Perché ciò avvenga ci vuole però un salto di qualità. Sin qui la ricomposizione generazionale e la partecipazione studentesca sono stati soprattutto all´insegna dei no. Importante che ora si traducano in proposte concrete, che non finiscano per fare il gioco di chi si erge a difesa dello status quo. Il movimento degli studenti può oggi avere un ruolo cruciale nel cambiare le regole di ingresso nel mercato del lavoro per tutti, a partire dagli stessi insegnanti. Bisogna rimuovere quelle barriere che oggi separano il mercato del lavoro di serie A da quello di serie B. Tutti devono poter entrare con le stesse regole, permettendo ai loro datori di lavoro, privati o pubblici, di valutare il loro rendimento nei primi tre anni, con tutele contro il rischio di licenziamento crescenti nel tempo.
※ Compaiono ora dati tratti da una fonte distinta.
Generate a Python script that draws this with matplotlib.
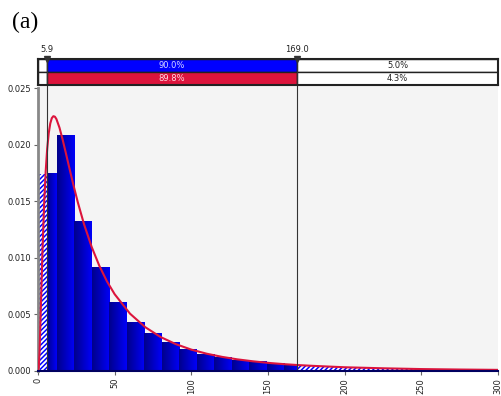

Gli studenti, soprattutto quelli universitari, hanno in questi giorni più volte sottolineato che badano alla qualità, più che alla quantità dell´istruzione. Hanno un modo per dimostrarlo. Chiedano che la valutazione della ricerca universitaria svolta sin qui (dal Civr) divenga da subito la base per concedere una fetta consistente dei finanziamenti all´università. Chiedano nuove valutazioni della didattica e della ricerca, senza aspettare la costituzione di fantomatiche nuove agenzie per la valutazione, create solo per prendere tempo, per rinviare l´introduzione di criteri di merito nell´università. Chiedano che venga potenziato il Consiglio europeo delle ricerche ponendolo in condizione di selezionare, finanziare e incentivare progetti di ricerca che soddisfino parametri di eccellenza a livello internazionale. Si battano nei loro atenei perché i margini di autonomia oggi concessi dalla legge vengano utilizzati per premiare la ricerca nel ripartire i fondi come gli oneri didattici. Denuncino gli episodi di nepotismo e chiedano ai loro atenei di formulare piani della ricerca su cui dovranno impegnarsi. Migliorando la ricerca migliorerà anche la didattica.
Tito Boeri
1 commento:
D'accordo.
E soprattutto mettiamo dei controlli in queste università. Perchè troppa gente, che oggi protesta, sa di avere un lavoro privilegiato, dotato di una flessibilità che non spetta neanche ai dirigenti che operano nel privato. A parte questo, credo che il precariato possa essere accettato e diventare sinonimo di flessibilità solo laddove l'offerta di lavoro sia contestuale. All'estero precariato è sinonimo di libertà, soprattutto nell'ambito della ricerca, mentre in Italia è sinonimo di PAURA.